** begin DATA EXCERPT **
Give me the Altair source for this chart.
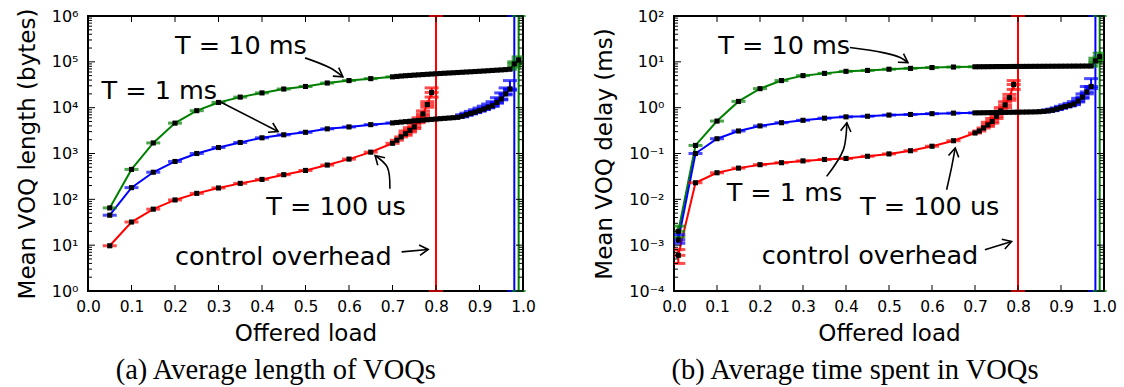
import math
import altair as alt
import pandas as pd

# ---------------- data ----------------
X_MAIN = [0.05, 0.10, 0.15, 0.20, 0.25, 0.30, 0.35, 0.40, 0.45, 0.50, 0.55, 0.60, 0.65]
X_DENSE = [0.70, 0.71, 0.72, 0.73, 0.74, 0.75, 0.76, 0.77, 0.78, 0.79, 0.80, 0.81, 0.82, 0.83,
           0.84, 0.85, 0.86, 0.87, 0.88, 0.89, 0.90, 0.91, 0.92, 0.93, 0.94, 0.95, 0.96, 0.97]
X_RED_DENSE = [0.70, 0.71, 0.72, 0.73, 0.74, 0.75, 0.76, 0.77, 0.78, 0.79]
X_GREEN_TAIL = [0.98, 0.99]
X_BLUE_ERR = [0.86, 0.87, 0.88, 0.89, 0.90, 0.91, 0.92, 0.93, 0.94, 0.95, 0.96, 0.97]
X_RED_ERR = [0.73, 0.74, 0.75, 0.76, 0.77, 0.78, 0.79]
R_X_START = [0.01]

# (a) mean VOQ length (bytes)
L_GREEN = [65, 450, 1700, 4600, 8600, 13000, 17000, 21000, 25500, 29000, 34500, 39000, 43000]
L_GREEN_DENSE = [47000, 48000, 49000, 49800, 50500, 51300, 52000, 52800, 53500, 54200, 55000, 55700,
                 56400, 57100, 57800, 58500, 59200, 60000, 60700, 61500, 62300, 63100, 64000, 64900,
                 65800, 66700, 67700, 69000]
L_GREEN_TAIL = [90000, 110000]
L_GREEN_TAIL_LO = [78000, 92000]
L_GREEN_TAIL_HI = [100000, 128000]
L_BLUE = [45, 180, 390, 670, 1000, 1350, 1740, 2200, 2560, 2900, 3450, 3800, 4260]
L_BLUE_DENSE = [4650, 4750, 4850, 4950, 5050, 5150, 5250, 5350, 5450, 5550, 5650, 5750, 5850, 5950,
                6050, 6150, 6500, 7000, 7500, 8000, 8600, 9300, 10200, 11000, 13000, 15500, 20000, 25500]
L_BLUE_LO = [6300, 6800, 7300, 7800, 8400, 9100, 9900, 10700, 12500, 14800, 19000, 24000]
L_BLUE_HI = [7000, 7600, 8300, 9000, 9800, 10800, 12000, 13500, 16500, 21000, 27000, 39000]
L_RED = [9.7, 32, 61, 97, 135, 177, 223, 272, 345, 427, 560, 755, 1070]
L_RED_DENSE = [1670, 1950, 2300, 2700, 3200, 3800, 5200, 7300, 11700, 21500]
L_RED_LO = [2500, 2950, 3500, 4700, 6500, 10200, 17000]
L_RED_HI = [3100, 3650, 4400, 6000, 8500, 13500, 27000]

# (b) mean VOQ delay (ms)
R_GREEN = [0.002, 0.15, 0.51, 1.37, 2.6, 3.9, 5.0, 5.6, 6.2, 6.5, 6.9, 7.2, 7.5, 7.7]
R_GREEN_DENSE = [7.80, 7.82, 7.83, 7.85, 7.86, 7.88, 7.89, 7.90, 7.91, 7.92, 7.93, 7.94, 7.95, 7.96,
                 7.97, 7.98, 7.99, 8.00, 8.01, 8.02, 8.03, 8.04, 8.05, 8.06, 8.07, 8.08, 8.09, 8.10]
R_GREEN_TAIL = [10.5, 13]
R_GREEN_TAIL_LO = [9.5, 11]
R_GREEN_TAIL_HI = [12, 15.5]
R_GREEN_START_LO = [0.0015]
R_GREEN_START_HI = [0.0026]
R_BLUE = [0.0013, 0.10, 0.21, 0.31, 0.40, 0.47, 0.53, 0.59, 0.63, 0.65, 0.69, 0.71, 0.74, 0.76]
R_BLUE_DENSE = [0.770, 0.772, 0.775, 0.778, 0.780, 0.783, 0.786, 0.789, 0.792, 0.795, 0.798, 0.800,
                0.803, 0.806, 0.810, 0.815, 0.830, 0.850, 0.880, 0.930, 1.00, 1.06, 1.12, 1.20, 1.40,
                1.70, 2.20, 2.90]
R_BLUE_LO = [0.81, 0.83, 0.86, 0.91, 0.97, 1.03, 1.09, 1.16, 1.33, 1.6, 2.0, 2.6]
R_BLUE_HI = [0.86, 0.89, 0.93, 0.99, 1.07, 1.15, 1.24, 1.35, 1.6, 2.0, 2.9, 4.3]
R_BLUE_START_LO = [0.0011]
R_BLUE_START_HI = [0.0017]
R_RED = [0.0006, 0.023, 0.038, 0.048, 0.057, 0.063, 0.069, 0.074, 0.078, 0.087, 0.098, 0.115, 0.144, 0.19]
R_RED_DENSE = [0.28, 0.31, 0.36, 0.42, 0.50, 0.65, 0.85, 1.15, 1.65, 3.2]
R_RED_LO = [0.39, 0.46, 0.58, 0.76, 1.0, 1.45, 2.5]
R_RED_HI = [0.48, 0.58, 0.75, 1.0, 1.35, 1.95, 3.9]
R_RED_START_LO = [0.0004]
R_RED_START_HI = [0.0008]

VLINE_X = [0.8, 0.98, 0.99]
VLINE_SERIES = ["red", "blue", "green"]

TEXTS = ["T = 10 ms", "T = 1 ms", "T = 100 us", "control overhead"]
L_TEXT_X = [0.20, 0.031, 0.41, 0.20]
L_TEXT_Y = [1.47e5, 1.55e4, 44.9, 3.67]
R_TEXT_X = [0.103, 0.1225, 0.4326, 0.204]
R_TEXT_Y = [14.6, 0.0090, 0.0046, 3.9e-4]

L_ARROWS = [
    [(0.499, 1.22e5), (0.556, 7.4e4), (0.586, 4.72e4)],
    [(0.299, 1.42e4), (0.437, 3.01e3)],
    [(0.694, 171), (0.688, 504), (0.660, 905)],
    [(0.721, 7.15), (0.782, 8.06)],
]
R_ARROWS = [
    [(0.409, 20.5), (0.486, 15.9), (0.526, 12.4), (0.544, 9.6)],
    [(0.355, 0.0317), (0.394, 0.1216), (0.402, 0.468)],
    [(0.634, 0.0162), (0.646, 0.0525), (0.654, 0.1324)],
    [(0.723, 7.9e-4), (0.785, 1.2e-3)],
]

X_TICKS = [0.0, 0.1, 0.2, 0.3, 0.4, 0.5, 0.6, 0.7, 0.8, 0.9, 1.0]

COLORS = {"green": "#008000", "blue": "#0000ff", "red": "#ff0000"}
FONT = "DejaVu Sans"


def series_df(x, y, name):
    return pd.DataFrame({"x": x, "y": y, "series": name})


def err_df(x, lo, hi, name):
    return pd.DataFrame({"x": x, "lo": lo, "hi": hi, "series": name})


def build_panel(width, height, ydom, ytitle, caption, series, errs, text_x, text_y, arrows):
    lmin, lmax = math.log10(ydom[0]), math.log10(ydom[1])
    xs = alt.Scale(domain=[0, 1], nice=False, zero=False)
    ys = alt.Scale(type="log", domain=ydom, nice=False)
    cs = alt.Scale(domain=list(COLORS.keys()), range=list(COLORS.values()))
    majors = [10 ** k for k in range(int(lmin), int(lmax) + 1)]
    minors = [m * 10 ** k for k in range(int(lmin), int(lmax)) for m in range(2, 10)]
    sup = "['⁰','¹','²','³','⁴','⁵','⁶','⁷','⁸','⁹']"
    e = "round(log(datum.value)/LN10)"
    label_expr = f"'10' + ({e} < 0 ? '⁻' : '') + {sup}[abs({e})]"

    xaxis = alt.Axis(values=X_TICKS, format=".1f", ticks=False, domain=False, grid=False,
                     labelFont=FONT, labelFontSize=15.5, labelPadding=8, labelColor="black",
                     labelFlush=False, labelOverlap=False,
                     titleFont=FONT, titleFontSize=23, titleFontWeight="normal",
                     titleColor="black", titlePadding=8)
    yaxis = alt.Axis(values=majors, labelExpr=label_expr, ticks=False, domain=False, grid=False,
                     labelFont=FONT, labelFontSize=16, labelPadding=10, labelColor="black",
                     labelFlush=False, labelOverlap=False,
                     titleFont=FONT, titleFontSize=23, titleFontWeight="normal",
                     titleColor="black", titlePadding=12)

    def X(field="x"):
        return alt.X(f"{field}:Q", scale=xs, axis=xaxis, title="Offered load")

    def Y(field="y"):
        return alt.Y(f"{field}:Q", scale=ys, axis=yaxis, title=ytitle)

    sdf = pd.concat(series, ignore_index=True)
    edf = pd.concat(errs, ignore_index=True)
    vdf = pd.DataFrame({"x": VLINE_X, "series": VLINE_SERIES})

    color = alt.Color("series:N", scale=cs, legend=None)

    vlines = alt.Chart(vdf).mark_rule(strokeWidth=2).encode(
        x=X(), y=alt.value(0), y2=alt.value(height), color=color)
    vcap_top = alt.Chart(vdf).mark_tick(orient="horizontal", size=14, thickness=2).encode(
        x=X(), y=alt.value(0), color=color)
    vcap_bot = alt.Chart(vdf).mark_tick(orient="horizontal", size=14, thickness=2).encode(
        x=X(), y=alt.value(height), color=color)

    lines = alt.Chart(sdf).mark_line(strokeWidth=2, clip=True).encode(
        x=X(), y=Y(), color=color, detail="series:N", order="x:Q")
    caps = alt.Chart(sdf).mark_tick(orient="horizontal", size=14, thickness=3, clip=True).encode(
        x=X(), y=Y(), color=color)
    erule = alt.Chart(edf).mark_rule(strokeWidth=2, clip=True).encode(
        x=X(), y=Y("lo"), y2="hi:Q", color=color)
    ecap_lo = alt.Chart(edf).mark_tick(orient="horizontal", size=14, thickness=3, clip=True).encode(
        x=X(), y=Y("lo"), color=color)
    ecap_hi = alt.Chart(edf).mark_tick(orient="horizontal", size=14, thickness=3, clip=True).encode(
        x=X(), y=Y("hi"), color=color)
    squares = alt.Chart(sdf).mark_square(size=26, color="black", opacity=1, clip=True).encode(
        x=X(), y=Y())

    # inward ticks (matplotlib style)
    xt = pd.DataFrame({"x": X_TICKS})
    ymaj = pd.DataFrame({"y": majors})
    ymin = pd.DataFrame({"y": minors})
    tick_kw = dict(color="black", strokeWidth=1)
    xt_bot = alt.Chart(xt).mark_rule(**tick_kw).encode(x=X(), y=alt.value(height), y2=alt.value(height - 6))
    xt_top = alt.Chart(xt).mark_rule(**tick_kw).encode(x=X(), y=alt.value(0), y2=alt.value(6))
    yt_l = alt.Chart(ymaj).mark_rule(**tick_kw).encode(y=Y(), x=alt.value(0), x2=alt.value(7))
    yt_r = alt.Chart(ymaj).mark_rule(**tick_kw).encode(y=Y(), x=alt.value(width), x2=alt.value(width - 7))
    ym_l = alt.Chart(ymin).mark_rule(**tick_kw).encode(y=Y(), x=alt.value(0), x2=alt.value(4))
    ym_r = alt.Chart(ymin).mark_rule(**tick_kw).encode(y=Y(), x=alt.value(width), x2=alt.value(width - 4))

    tdf = pd.DataFrame({"x": text_x, "y": text_y, "t": TEXTS})
    texts = alt.Chart(tdf).mark_text(align="left", baseline="alphabetic", font=FONT,
                                     fontSize=25.5, color="black").encode(x=X(), y=Y(), text="t:N")

    rows, heads = [], []
    for aid, pts in enumerate(arrows):
        for i, (ax, ay) in enumerate(pts):
            rows.append({"id": aid, "i": i, "x": ax, "y": ay})
        (x1, y1), (x2, y2) = pts[-2], pts[-1]
        px1, px2 = x1 * width, x2 * width
        py1 = height * (1 - (math.log10(y1) - lmin) / (lmax - lmin))
        py2 = height * (1 - (math.log10(y2) - lmin) / (lmax - lmin))
        ang = math.degrees(math.atan2(py2 - py1, px2 - px1)) % 360
        heads.append({"x": x2, "y": y2, "angle": ang})
    adf = pd.DataFrame(rows)
    hdf = pd.DataFrame(heads)
    arrow_lines = alt.Chart(adf).mark_line(color="black", strokeWidth=1.6,
                                           interpolate="catmull-rom").encode(
        x=X(), y=Y(), detail="id:N", order="i:Q")
    arrow_heads = alt.Chart(hdf).mark_point(shape="M -1 -0.6 L 0 0 L -1 0.6", filled=False,
                                            stroke="black", strokeWidth=1.6, size=300,
                                            opacity=1).encode(
        x=X(), y=Y(), angle=alt.Angle("angle:Q", scale=None))

    return alt.layer(
        vlines, vcap_top, vcap_bot, lines, erule, ecap_lo, ecap_hi, caps, squares,
        xt_bot, xt_top, yt_l, yt_r, ym_l, ym_r, texts, arrow_lines, arrow_heads,
    ).properties(
        width=width, height=height,
        title=alt.TitleParams(caption, orient="bottom", anchor="middle", frame="bounds",
                              font="Liberation Serif", fontSize=28.5, fontWeight="normal",
                              color="black", offset=10),
    )


left_series = [
    series_df(X_MAIN + X_DENSE + X_GREEN_TAIL, L_GREEN + L_GREEN_DENSE + L_GREEN_TAIL, "green"),
    series_df(X_MAIN + X_DENSE, L_BLUE + L_BLUE_DENSE, "blue"),
    series_df(X_MAIN + X_RED_DENSE, L_RED + L_RED_DENSE, "red"),
]
left_errs = [
    err_df(X_GREEN_TAIL, L_GREEN_TAIL_LO, L_GREEN_TAIL_HI, "green"),
    err_df(X_BLUE_ERR, L_BLUE_LO, L_BLUE_HI, "blue"),
    err_df(X_RED_ERR, L_RED_LO, L_RED_HI, "red"),
]
right_series = [
    series_df(R_X_START + X_MAIN + X_DENSE + X_GREEN_TAIL, R_GREEN + R_GREEN_DENSE + R_GREEN_TAIL, "green"),
    series_df(R_X_START + X_MAIN + X_DENSE, R_BLUE + R_BLUE_DENSE, "blue"),
    series_df(R_X_START + X_MAIN + X_RED_DENSE, R_RED + R_RED_DENSE, "red"),
]
right_errs = [
    err_df(X_GREEN_TAIL + R_X_START, R_GREEN_TAIL_LO + R_GREEN_START_LO, R_GREEN_TAIL_HI + R_GREEN_START_HI, "green"),
    err_df(X_BLUE_ERR + R_X_START, R_BLUE_LO + R_BLUE_START_LO, R_BLUE_HI + R_BLUE_START_HI, "blue"),
    err_df(X_RED_ERR + R_X_START, R_RED_LO + R_RED_START_LO, R_RED_HI + R_RED_START_HI, "red"),
]

left = build_panel(435, 275, [1, 1e6], "Mean VOQ length (bytes)", "(a) Average length of VOQs",
                   left_series, left_errs, L_TEXT_X, L_TEXT_Y, L_ARROWS)
right = build_panel(430, 275, [1e-4, 1e2], "Mean VOQ delay (ms)", "(b) Average time spent in VOQs",
                    right_series, right_errs, R_TEXT_X, R_TEXT_Y, R_ARROWS)

chart = alt.hconcat(left, right, spacing=55).configure_view(
    stroke="black", strokeWidth=2
).properties(background="white", padding={"left": 15, "right": 5, "top": 7, "bottom": 0})

chart.save("out.html", embed_options={"renderer": "svg", "actions": False})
** end DATA EXCERPT **
WHAT YOU WILL DO :: Extract the lines exactly, please: the first line of the listing, the line with "import pandas as pd", and every line between them, but no pictures.

EXERCISE SOLUTION ::
Give me the Altair source for this chart.
import math
import altair as alt
import pandas as pd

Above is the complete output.